|Daily Willis Review | 9 May 2018|
|Fitch maintains negative outlook for global reinsurance sector|
|Fitch Ratings has retained a negative outlook for the global reinsurance market due to ongoing competition, low interest rates and the influx of alternative capital.|
According to Reinsurance News, the ratings agency does anticipate that profitability is likely to improve for the sector in 2018.
This increase in profitability will be driven by normalized catastrophe losses and improved pricing as a result of the high level of catastrophe losses experienced in 2017, the report said.
The firm believes the underlying accident-year reinsurance combined ratio, excluding catastrophes, will improve to 92.1% this year, from 92.6% in 2017.
However, these improvements may not be sustainable, following the softness of April renewals, which struggled against the persistent flow of alternative reinsurance capital, the report said.
Fitch said: “The influx of alternative capital (the additional capacity being provided by capital market investors willing to accept lower prices for catastrophic risk) limits cyclical price rebounds historically seen after periods of severe catastrophe losses.”
|ANZ finalizes $0.74 billion reinsurance deal with Zurich|
|Australia and New Zealand Banking Group (ANZ) has announced it has finalized its reinsurance arrangements with Zurich and has received AUS $1 billion ($0.74 billion) of reinsurance proceeds.|
The agreement is the first step in Zurich’s acquisition of ANZ’s Australian life insurance business, One Path Life.
The sale is comprised of two transactions totaling AUS $2.85 billion ($2.11 billion), including the AUS $1 billion ($0.74 billion) of upfront reinsurance commission.
The acquisition of 100% of ANZ’s One Path Life was first announced on December 12, 2017.
|Tokio Marine gains approval for post-Brexit subsidiary|
|Tokio Marine has received regulatory approval from the Commissariat aux Assurances (CAA) and the Japanese Financial Services Authority (JFSA) to set up Tokio Marine Europe in Luxembourg.|
According to Intelligent Insurer, the new European subsidiary is in response to the UK decision to leave the European Union and is expected to begin operations in the second half of 2018.
Thibaud Hervy, Chief Underwriting Officer for Specialty Lines at Tokio Marine HCC, has been appointed Chief Executive Officer of the new entity.
Tokio Marine Europe will operate as a Tokio Marine HCC subsidiary in partnership with Tokio Marine Kiln, the report said.

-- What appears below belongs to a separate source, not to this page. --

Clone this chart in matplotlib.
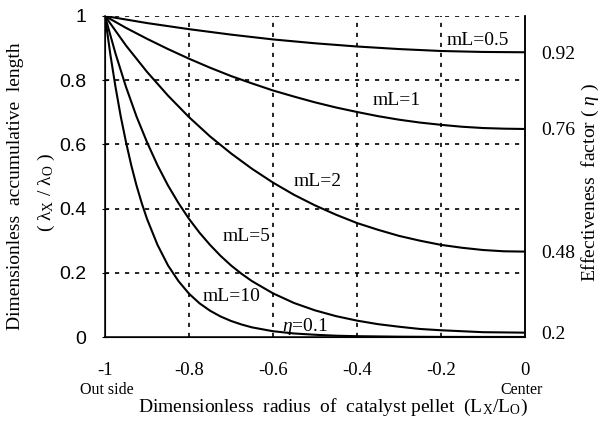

Barry Cook, CEO of Tokio Marine HCC International, said: “It is important that Tokio Marine Group ensures that the relevant steps are being taken to allow the business to continue to grow throughout Europe.”
Charles Franks, CEO of Tokio Marine Kiln, added: “Tokio Marine Europe S.A. will provide a long-term solution to the uncertain developments around Brexit, and the company will provide all brokers and coverholders with continued security and high service levels going forward.”
|Sompo completes Nipponkoa integration|
|Sompo International has completed its integration of Sompo Japan Nipponkoa Insurance Company of Europe (SJNKE) as a wholly-owned subsidiary of Sompo International.|
It said the integration is a “significant milestone” for the company.
The announcement is one of many from the company highlighting its continued European expansion.
Sompo has already received regulatory approval from the Ministry of Finance of Luxembourg to launch its new subsidiary, SI Insurance (Europe) (SIIE).
The company said once SIIE becomes fully operational later in 2018, SJNKE’s continental European business will transfer to SIIE.
Sompo will retain its presence in the Lloyd’s market with Endurance at Lloyd’s and the London company market with Endurance Worldwide Insurance.